'''

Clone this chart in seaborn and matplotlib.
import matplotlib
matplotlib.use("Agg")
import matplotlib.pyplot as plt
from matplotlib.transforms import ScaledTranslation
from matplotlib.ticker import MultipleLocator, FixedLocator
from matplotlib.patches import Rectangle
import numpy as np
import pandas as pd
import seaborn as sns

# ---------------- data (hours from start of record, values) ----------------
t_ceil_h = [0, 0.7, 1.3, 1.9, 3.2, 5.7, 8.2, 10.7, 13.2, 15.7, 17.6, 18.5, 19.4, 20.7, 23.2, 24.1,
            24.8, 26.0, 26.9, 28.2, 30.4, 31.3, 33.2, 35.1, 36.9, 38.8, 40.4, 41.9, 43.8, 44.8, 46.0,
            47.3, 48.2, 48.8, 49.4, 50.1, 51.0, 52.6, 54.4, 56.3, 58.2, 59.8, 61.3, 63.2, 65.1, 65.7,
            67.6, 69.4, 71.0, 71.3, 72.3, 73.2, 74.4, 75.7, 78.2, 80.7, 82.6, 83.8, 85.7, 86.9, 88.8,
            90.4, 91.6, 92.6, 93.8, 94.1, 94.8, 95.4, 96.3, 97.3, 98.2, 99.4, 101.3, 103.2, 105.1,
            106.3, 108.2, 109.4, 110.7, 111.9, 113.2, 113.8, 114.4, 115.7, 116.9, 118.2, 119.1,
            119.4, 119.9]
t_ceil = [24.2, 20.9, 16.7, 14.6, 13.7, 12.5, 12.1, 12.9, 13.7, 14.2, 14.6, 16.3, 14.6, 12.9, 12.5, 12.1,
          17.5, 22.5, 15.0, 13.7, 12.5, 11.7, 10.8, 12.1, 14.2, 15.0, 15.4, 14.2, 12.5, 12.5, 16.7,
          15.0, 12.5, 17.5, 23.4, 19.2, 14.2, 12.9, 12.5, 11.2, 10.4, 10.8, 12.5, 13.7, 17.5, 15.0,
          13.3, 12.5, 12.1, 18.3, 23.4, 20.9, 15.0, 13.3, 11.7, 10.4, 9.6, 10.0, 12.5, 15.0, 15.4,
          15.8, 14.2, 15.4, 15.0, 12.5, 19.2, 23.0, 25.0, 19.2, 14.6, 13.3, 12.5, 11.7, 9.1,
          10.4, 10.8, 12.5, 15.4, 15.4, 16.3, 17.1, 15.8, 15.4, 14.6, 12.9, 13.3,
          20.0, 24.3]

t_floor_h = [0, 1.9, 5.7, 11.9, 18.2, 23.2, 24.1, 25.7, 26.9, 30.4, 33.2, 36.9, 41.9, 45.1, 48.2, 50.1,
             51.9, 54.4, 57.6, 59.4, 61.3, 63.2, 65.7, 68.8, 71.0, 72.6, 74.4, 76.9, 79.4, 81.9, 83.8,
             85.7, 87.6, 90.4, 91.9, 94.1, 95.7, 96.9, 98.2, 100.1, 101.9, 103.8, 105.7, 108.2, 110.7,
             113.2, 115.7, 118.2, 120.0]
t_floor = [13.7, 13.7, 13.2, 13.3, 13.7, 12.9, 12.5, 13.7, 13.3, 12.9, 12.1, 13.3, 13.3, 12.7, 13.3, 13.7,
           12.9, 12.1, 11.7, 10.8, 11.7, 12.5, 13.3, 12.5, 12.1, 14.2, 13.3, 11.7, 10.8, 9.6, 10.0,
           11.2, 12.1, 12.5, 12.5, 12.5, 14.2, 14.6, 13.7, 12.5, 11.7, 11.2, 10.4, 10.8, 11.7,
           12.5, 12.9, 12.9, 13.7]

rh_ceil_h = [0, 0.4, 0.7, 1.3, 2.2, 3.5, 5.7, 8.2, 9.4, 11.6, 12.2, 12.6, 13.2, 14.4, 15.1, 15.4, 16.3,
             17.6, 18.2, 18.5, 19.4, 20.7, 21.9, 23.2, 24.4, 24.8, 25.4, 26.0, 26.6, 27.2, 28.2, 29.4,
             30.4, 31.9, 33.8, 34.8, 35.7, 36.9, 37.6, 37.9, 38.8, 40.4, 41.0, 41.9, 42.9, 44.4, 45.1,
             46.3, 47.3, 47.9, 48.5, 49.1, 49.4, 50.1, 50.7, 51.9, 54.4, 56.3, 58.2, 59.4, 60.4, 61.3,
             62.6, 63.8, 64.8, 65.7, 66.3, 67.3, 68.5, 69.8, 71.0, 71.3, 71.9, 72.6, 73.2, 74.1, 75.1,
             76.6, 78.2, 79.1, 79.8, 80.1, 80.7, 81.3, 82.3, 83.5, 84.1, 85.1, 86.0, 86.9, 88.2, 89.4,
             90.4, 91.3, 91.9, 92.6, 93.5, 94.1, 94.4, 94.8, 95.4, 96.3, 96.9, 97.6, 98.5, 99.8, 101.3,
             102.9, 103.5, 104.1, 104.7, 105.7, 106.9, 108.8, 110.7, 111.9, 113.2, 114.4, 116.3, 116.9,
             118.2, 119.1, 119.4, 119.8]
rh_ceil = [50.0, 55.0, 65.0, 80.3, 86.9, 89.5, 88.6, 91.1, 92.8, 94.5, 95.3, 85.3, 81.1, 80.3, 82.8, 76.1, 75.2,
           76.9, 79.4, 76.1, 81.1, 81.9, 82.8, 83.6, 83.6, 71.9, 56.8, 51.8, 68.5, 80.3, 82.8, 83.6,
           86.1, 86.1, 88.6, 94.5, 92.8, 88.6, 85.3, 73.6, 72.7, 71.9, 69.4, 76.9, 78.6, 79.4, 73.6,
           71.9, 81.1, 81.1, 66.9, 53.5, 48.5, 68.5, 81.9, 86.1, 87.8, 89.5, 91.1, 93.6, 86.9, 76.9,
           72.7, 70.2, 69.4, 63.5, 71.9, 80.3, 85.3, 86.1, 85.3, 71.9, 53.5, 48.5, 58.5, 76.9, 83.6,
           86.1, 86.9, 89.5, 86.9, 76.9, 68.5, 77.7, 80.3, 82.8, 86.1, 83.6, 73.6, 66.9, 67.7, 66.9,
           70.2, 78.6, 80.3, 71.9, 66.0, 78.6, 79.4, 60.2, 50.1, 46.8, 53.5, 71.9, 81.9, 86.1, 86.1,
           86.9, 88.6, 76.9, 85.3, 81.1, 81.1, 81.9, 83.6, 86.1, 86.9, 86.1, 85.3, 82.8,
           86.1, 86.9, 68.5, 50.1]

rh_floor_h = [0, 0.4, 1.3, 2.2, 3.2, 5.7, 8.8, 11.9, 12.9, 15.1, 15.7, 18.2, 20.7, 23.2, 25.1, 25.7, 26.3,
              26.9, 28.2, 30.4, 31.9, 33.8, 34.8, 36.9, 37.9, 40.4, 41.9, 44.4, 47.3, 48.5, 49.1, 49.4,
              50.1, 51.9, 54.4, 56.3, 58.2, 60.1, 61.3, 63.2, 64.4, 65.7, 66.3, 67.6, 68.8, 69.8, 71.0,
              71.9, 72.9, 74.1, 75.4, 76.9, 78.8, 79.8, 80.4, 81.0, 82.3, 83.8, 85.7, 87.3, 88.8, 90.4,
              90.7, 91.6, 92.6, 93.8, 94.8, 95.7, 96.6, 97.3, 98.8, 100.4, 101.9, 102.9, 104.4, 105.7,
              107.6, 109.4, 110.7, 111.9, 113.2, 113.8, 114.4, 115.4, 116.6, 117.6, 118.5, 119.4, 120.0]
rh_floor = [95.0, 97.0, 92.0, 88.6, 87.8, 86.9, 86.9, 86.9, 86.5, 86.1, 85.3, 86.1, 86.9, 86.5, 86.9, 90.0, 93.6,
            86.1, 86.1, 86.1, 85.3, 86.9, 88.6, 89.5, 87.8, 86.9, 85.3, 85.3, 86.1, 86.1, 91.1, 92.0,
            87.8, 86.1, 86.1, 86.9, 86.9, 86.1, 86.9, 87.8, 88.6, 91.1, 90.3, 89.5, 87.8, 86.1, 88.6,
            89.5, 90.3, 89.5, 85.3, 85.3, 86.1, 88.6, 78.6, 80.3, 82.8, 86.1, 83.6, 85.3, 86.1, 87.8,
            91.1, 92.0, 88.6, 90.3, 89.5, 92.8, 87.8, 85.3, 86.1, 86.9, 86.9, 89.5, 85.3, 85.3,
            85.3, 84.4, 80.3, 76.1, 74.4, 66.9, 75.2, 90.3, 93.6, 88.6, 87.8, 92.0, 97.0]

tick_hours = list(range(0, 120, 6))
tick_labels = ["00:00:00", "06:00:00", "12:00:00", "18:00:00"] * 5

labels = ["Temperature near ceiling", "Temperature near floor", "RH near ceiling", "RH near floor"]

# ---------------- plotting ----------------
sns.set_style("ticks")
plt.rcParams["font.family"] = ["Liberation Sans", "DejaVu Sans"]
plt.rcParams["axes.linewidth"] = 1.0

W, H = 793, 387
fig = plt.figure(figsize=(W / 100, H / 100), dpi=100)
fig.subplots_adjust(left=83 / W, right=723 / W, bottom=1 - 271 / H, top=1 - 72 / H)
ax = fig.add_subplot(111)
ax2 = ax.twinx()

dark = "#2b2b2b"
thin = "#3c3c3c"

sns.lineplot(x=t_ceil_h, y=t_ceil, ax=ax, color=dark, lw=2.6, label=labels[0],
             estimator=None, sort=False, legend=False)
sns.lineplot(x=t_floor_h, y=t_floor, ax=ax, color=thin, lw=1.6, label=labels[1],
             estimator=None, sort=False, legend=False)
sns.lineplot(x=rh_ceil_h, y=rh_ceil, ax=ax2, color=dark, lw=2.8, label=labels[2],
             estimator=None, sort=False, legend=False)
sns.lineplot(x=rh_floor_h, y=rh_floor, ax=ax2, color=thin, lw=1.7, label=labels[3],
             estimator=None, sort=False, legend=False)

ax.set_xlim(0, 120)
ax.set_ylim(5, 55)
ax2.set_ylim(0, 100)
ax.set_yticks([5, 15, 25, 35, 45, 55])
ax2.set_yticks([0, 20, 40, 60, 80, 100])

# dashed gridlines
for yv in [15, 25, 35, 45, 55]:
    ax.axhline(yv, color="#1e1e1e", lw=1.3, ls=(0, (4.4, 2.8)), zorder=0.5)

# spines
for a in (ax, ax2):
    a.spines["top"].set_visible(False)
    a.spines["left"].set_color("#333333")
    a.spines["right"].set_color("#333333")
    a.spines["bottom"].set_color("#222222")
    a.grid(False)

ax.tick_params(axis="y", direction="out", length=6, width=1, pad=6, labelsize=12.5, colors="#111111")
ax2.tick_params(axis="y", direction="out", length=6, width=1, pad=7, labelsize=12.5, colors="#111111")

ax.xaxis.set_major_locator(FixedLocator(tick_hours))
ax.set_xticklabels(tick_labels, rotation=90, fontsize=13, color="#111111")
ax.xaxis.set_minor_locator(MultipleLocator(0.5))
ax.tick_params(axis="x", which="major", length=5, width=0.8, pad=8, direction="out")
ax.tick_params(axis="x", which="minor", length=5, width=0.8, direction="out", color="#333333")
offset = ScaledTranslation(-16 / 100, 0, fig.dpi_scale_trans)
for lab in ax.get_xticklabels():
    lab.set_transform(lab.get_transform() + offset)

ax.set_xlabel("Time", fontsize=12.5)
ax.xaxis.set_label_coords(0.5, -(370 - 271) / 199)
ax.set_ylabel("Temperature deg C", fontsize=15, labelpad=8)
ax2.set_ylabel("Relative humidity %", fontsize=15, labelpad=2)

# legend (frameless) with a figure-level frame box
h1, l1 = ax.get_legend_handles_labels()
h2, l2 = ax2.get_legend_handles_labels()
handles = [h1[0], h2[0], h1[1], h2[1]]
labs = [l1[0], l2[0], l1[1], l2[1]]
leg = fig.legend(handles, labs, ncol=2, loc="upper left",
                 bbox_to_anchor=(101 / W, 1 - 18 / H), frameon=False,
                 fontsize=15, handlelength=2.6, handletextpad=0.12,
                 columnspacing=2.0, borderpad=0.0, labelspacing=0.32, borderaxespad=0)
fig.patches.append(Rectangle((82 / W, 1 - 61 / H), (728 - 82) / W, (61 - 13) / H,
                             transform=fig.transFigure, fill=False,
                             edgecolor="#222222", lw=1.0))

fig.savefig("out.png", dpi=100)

'''
'''

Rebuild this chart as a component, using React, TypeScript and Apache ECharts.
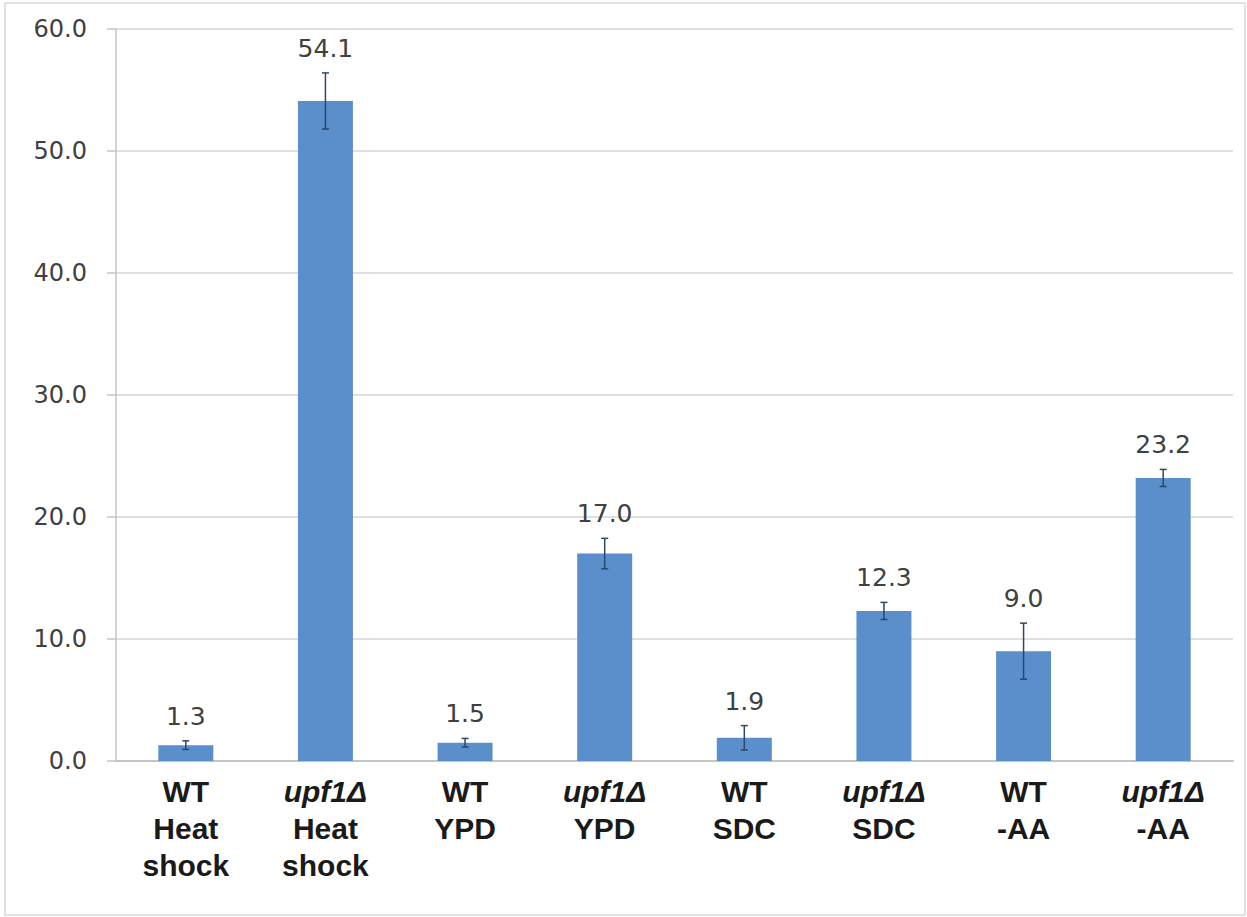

'''
'''

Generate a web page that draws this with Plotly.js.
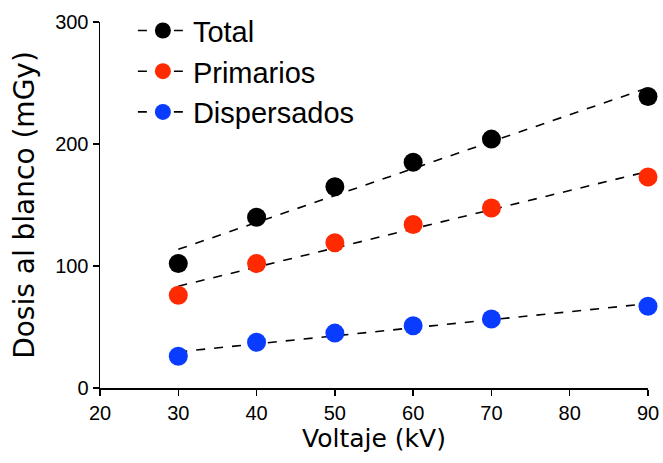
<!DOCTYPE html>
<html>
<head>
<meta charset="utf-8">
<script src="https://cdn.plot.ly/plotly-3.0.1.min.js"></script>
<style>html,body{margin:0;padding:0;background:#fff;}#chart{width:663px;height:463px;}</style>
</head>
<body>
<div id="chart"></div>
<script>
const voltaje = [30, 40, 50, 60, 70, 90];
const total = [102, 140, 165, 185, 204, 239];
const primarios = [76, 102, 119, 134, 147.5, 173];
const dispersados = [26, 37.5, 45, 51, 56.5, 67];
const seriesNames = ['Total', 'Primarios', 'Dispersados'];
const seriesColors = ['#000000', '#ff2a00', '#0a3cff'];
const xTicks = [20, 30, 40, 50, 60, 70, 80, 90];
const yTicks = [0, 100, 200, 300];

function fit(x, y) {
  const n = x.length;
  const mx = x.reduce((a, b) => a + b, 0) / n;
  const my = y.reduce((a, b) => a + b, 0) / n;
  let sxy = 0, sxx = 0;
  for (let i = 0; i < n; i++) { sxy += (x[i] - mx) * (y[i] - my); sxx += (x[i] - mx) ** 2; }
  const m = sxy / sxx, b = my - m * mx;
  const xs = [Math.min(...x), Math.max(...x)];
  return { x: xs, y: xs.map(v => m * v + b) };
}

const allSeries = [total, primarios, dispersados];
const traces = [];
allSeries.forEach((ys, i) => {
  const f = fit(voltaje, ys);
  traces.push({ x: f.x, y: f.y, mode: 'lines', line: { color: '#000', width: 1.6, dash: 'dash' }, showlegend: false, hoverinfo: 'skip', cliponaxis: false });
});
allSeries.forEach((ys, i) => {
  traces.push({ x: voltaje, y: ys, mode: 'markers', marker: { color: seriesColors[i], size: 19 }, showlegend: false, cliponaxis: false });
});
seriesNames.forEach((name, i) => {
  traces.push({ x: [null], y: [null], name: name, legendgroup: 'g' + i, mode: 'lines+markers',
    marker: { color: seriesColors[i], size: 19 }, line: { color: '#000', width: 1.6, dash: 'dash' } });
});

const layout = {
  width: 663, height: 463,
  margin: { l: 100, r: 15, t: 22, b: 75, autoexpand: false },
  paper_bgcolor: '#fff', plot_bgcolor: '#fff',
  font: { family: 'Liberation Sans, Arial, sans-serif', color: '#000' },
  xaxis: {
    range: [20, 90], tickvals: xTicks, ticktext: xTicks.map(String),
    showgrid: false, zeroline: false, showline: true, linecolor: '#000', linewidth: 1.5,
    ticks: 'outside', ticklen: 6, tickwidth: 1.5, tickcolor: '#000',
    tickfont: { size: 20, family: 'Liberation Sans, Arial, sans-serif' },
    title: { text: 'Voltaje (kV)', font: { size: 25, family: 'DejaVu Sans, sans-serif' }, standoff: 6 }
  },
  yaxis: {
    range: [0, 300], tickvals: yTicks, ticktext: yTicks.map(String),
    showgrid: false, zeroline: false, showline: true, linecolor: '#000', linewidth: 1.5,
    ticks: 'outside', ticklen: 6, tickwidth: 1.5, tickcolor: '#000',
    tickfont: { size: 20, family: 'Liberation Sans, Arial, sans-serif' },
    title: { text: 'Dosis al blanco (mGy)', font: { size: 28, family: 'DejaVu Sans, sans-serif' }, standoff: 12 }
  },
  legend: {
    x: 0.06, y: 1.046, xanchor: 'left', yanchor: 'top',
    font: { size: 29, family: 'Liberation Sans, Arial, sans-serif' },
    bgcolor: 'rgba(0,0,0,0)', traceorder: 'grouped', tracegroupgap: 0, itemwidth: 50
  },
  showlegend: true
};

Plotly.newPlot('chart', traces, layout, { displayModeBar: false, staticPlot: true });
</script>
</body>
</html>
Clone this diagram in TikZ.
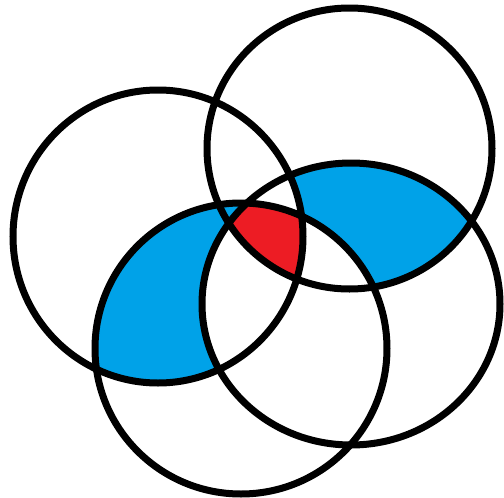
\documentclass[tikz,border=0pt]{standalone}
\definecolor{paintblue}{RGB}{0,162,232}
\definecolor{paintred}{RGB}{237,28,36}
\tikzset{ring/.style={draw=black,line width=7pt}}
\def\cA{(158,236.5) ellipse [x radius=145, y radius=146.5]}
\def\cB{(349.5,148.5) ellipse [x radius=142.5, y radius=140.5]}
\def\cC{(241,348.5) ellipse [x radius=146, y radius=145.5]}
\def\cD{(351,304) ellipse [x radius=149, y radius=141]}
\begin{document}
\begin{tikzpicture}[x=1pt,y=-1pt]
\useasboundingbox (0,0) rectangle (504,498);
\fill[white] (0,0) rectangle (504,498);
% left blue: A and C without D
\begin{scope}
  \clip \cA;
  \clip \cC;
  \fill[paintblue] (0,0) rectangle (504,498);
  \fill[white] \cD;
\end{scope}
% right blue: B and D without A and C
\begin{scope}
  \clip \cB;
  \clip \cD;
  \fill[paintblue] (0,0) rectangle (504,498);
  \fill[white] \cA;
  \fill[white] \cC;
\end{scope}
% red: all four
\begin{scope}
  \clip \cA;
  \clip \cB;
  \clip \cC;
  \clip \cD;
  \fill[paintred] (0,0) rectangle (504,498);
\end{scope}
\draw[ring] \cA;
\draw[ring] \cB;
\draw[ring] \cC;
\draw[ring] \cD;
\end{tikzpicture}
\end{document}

'''

- _PROBLEM TO SOLVE_
Reproduce, word for word, only the lines in the records above from the line with "Generate a web" through the line with "const yTicks = [0, 100, 200, 300];", including both ends; omit the pictures.

- _RESULT OF THE TASK_
Generate a web page that draws this with Plotly.js.
<!DOCTYPE html>
<html>
<head>
<meta charset="utf-8">
<script src="https://cdn.plot.ly/plotly-3.0.1.min.js"></script>
<style>html,body{margin:0;padding:0;background:#fff;}#chart{width:663px;height:463px;}</style>
</head>
<body>
<div id="chart"></div>
<script>
const voltaje = [30, 40, 50, 60, 70, 90];
const total = [102, 140, 165, 185, 204, 239];
const primarios = [76, 102, 119, 134, 147.5, 173];
const dispersados = [26, 37.5, 45, 51, 56.5, 67];
const seriesNames = ['Total', 'Primarios', 'Dispersados'];
const seriesColors = ['#000000', '#ff2a00', '#0a3cff'];
const xTicks = [20, 30, 40, 50, 60, 70, 80, 90];
const yTicks = [0, 100, 200, 300];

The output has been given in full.